■ **SUPPLIED INFORMATION**:

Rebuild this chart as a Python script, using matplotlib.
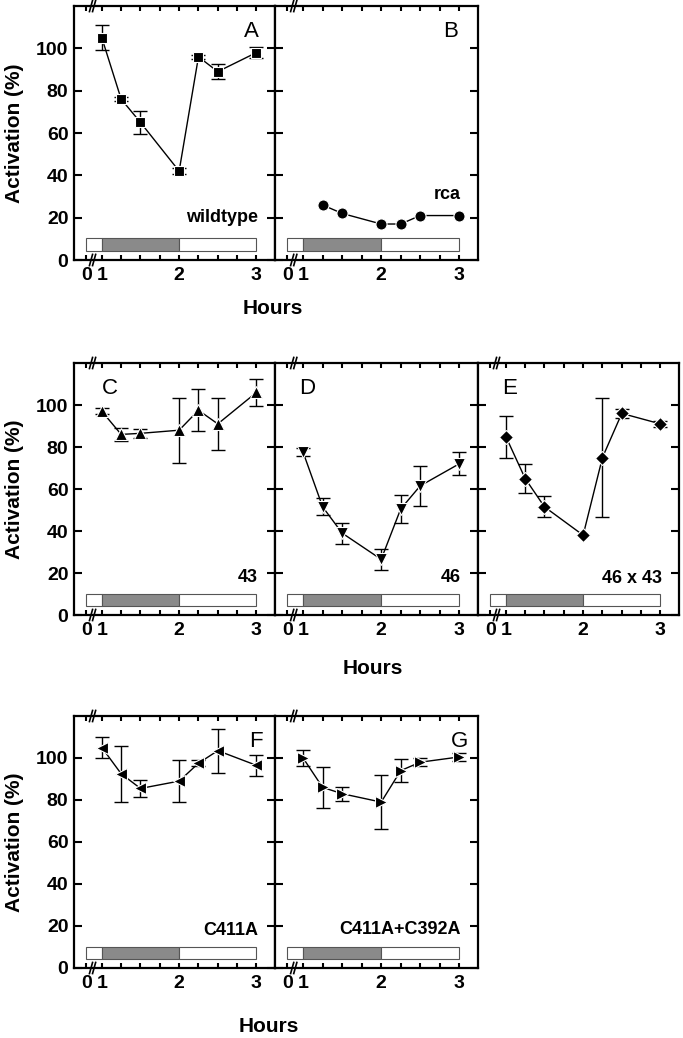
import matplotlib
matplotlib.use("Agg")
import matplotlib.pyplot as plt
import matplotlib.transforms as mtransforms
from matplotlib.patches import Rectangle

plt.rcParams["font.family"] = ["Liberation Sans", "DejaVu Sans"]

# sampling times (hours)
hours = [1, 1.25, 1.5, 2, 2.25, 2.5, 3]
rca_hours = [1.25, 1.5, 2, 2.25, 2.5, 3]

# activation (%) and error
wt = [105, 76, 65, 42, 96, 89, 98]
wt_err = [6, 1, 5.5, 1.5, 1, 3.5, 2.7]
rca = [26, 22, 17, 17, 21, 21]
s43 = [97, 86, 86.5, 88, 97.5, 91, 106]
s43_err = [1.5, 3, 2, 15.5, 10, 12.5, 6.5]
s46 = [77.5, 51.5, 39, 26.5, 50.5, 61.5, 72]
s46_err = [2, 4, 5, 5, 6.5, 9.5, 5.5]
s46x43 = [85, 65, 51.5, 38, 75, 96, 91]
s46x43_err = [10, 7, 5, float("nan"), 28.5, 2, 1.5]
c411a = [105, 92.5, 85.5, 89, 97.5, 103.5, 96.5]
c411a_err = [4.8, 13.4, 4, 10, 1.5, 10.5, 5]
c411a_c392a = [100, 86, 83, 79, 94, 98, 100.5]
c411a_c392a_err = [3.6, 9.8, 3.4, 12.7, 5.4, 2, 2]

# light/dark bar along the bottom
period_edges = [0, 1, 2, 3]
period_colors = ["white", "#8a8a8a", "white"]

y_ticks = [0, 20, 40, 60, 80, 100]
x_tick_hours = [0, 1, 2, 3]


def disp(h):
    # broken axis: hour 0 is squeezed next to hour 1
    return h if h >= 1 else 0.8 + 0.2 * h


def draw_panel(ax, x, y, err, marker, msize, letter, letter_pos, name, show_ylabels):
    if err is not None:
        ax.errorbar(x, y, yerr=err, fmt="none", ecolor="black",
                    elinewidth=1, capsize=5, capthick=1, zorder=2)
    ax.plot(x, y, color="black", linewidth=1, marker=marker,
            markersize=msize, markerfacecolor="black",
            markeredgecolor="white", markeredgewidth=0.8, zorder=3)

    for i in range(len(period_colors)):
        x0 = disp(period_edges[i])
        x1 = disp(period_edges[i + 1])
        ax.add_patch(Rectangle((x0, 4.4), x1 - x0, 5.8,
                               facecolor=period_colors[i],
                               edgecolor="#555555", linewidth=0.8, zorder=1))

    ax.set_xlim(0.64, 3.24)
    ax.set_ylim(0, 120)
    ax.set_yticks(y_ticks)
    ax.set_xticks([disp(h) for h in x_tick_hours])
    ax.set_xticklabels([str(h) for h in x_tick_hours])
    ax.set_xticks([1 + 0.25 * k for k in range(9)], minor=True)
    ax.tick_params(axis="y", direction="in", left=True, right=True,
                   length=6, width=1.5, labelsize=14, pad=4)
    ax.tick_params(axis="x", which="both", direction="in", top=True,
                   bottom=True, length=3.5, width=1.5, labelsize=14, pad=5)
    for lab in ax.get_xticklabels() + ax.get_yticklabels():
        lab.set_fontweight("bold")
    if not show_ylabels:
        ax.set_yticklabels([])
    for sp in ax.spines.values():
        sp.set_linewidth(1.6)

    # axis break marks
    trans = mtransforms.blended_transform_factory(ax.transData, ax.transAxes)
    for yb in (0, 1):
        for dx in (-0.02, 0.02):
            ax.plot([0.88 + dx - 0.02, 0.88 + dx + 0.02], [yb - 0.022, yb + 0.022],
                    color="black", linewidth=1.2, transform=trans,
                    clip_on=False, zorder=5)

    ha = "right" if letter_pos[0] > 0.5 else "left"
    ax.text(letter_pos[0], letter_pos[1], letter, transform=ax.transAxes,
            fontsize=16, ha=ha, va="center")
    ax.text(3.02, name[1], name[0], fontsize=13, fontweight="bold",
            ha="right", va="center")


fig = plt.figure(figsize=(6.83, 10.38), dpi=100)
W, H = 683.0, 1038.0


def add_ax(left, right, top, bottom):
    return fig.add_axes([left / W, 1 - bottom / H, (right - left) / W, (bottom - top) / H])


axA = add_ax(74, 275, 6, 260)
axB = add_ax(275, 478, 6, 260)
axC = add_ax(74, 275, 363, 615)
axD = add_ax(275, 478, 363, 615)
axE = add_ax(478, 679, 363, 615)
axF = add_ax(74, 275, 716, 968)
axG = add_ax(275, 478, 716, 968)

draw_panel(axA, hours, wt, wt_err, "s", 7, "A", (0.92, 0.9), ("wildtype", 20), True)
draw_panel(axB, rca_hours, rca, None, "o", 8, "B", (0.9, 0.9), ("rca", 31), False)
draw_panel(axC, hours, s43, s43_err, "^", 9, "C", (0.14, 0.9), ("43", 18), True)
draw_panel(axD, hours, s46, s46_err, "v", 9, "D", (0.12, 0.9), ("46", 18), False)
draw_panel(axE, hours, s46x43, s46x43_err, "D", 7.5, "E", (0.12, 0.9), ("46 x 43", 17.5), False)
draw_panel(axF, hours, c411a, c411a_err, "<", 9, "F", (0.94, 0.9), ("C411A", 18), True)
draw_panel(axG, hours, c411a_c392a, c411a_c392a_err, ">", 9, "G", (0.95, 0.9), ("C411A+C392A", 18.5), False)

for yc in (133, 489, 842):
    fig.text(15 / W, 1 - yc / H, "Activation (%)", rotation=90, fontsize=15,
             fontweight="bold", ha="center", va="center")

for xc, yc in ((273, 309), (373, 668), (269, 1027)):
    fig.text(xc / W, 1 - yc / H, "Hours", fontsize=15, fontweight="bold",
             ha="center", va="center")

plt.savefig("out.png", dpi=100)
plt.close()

■ **WHAT IS ASKED**: Show every line from the listing above in which the string "matplotlib" appears.

■ **TASK OUTPUT**:
Rebuild this chart as a Python script, using matplotlib.
import matplotlib
matplotlib.use("Agg")
import matplotlib.pyplot as plt
import matplotlib.transforms as mtransforms
from matplotlib.patches import Rectangle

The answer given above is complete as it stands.